Many land analysts also believe that as the March 2008 deadline for the resolution of all restitution cases approaches, expropriations will have to increase. However, Bosman believes that the government merely intends to gazette all restitution cases that have merit by March 2008 and any disputes or negotiations resulting can continue after that date.

In her parliamentary briefing last week, Xingwana said that the government hoped to finalise a new policy on expropriations by June.

February has seen a flurry of expropriation activities. This week the land claims commissioner for Mpumalanga, Peter Mhangwani, announced that he had six expropriation notices awaiting approval from the land commission’s legal advisers. He told the media that lengthy negotiations over the sale price of farms were stalling the restitution process.

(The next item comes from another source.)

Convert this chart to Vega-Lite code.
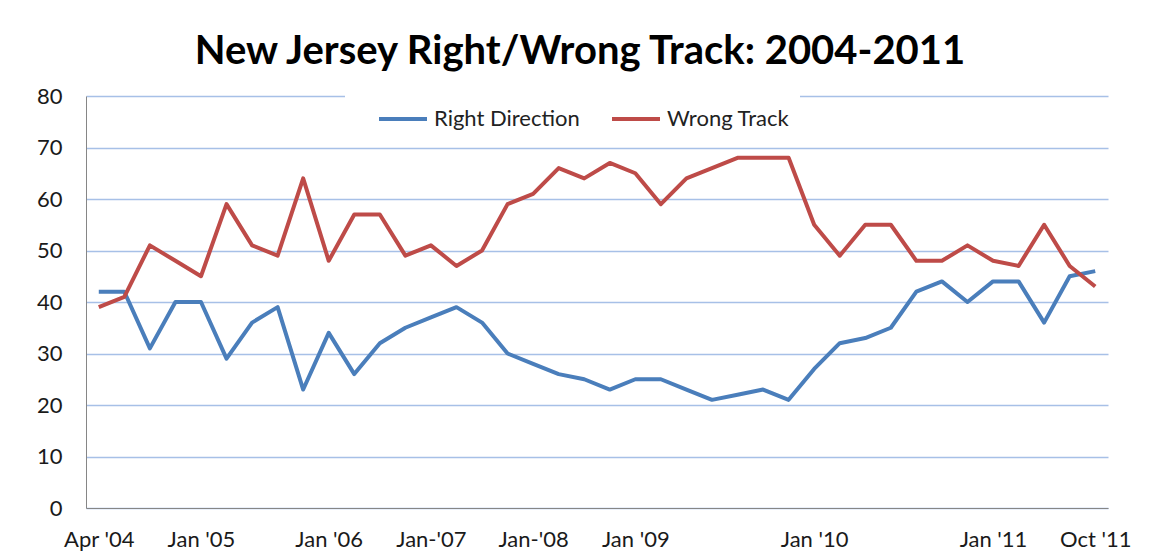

Until now there has been no direct expropriation of farmland for land reform purposes, although several expropriation notices have been served. A North West farmer, who was due to become the first expropriated farmer in South Africa, came to an agreement with the government at the last moment.

But last week the government made its intentions clear when it announced that it was, for the first time, directly expropriating a white-owned farm. The department of land affairs gave the go-ahead for the March 15 expropriation of a 25 200ha farm in Northern Cape, owned by the Evangelical Lutheran Church. The two parties have been negotiating for more than two years.

Relations between AgriSA and Xingwana have been strained since she made comments before Christmas accusing farmers of abusing and raping farm workers and of illegally evicting them. AgriSA and other farmers’ organisations reported her to the Human Rights Commission for hate speech.

She has refused to apologise for what she calls “the truth”.

Although Bosman says the rift is starting to heal, it is clear there is still a lot of distrust between the minister and AgriSA. “There has been dialogue and we are working to repair the relationship.”

But, while the minister has not been popular among white farmers lately, the National African Farmers’ Union is enthusiastic about her comments. Chairperson Motsepe Matlala said: “For the first time the government is taking the plight of farm workers seriously.” He said there was a need for a code of conduct in the industry.

The department of land affairs had not responded to questions from the M&G by the time it went to print.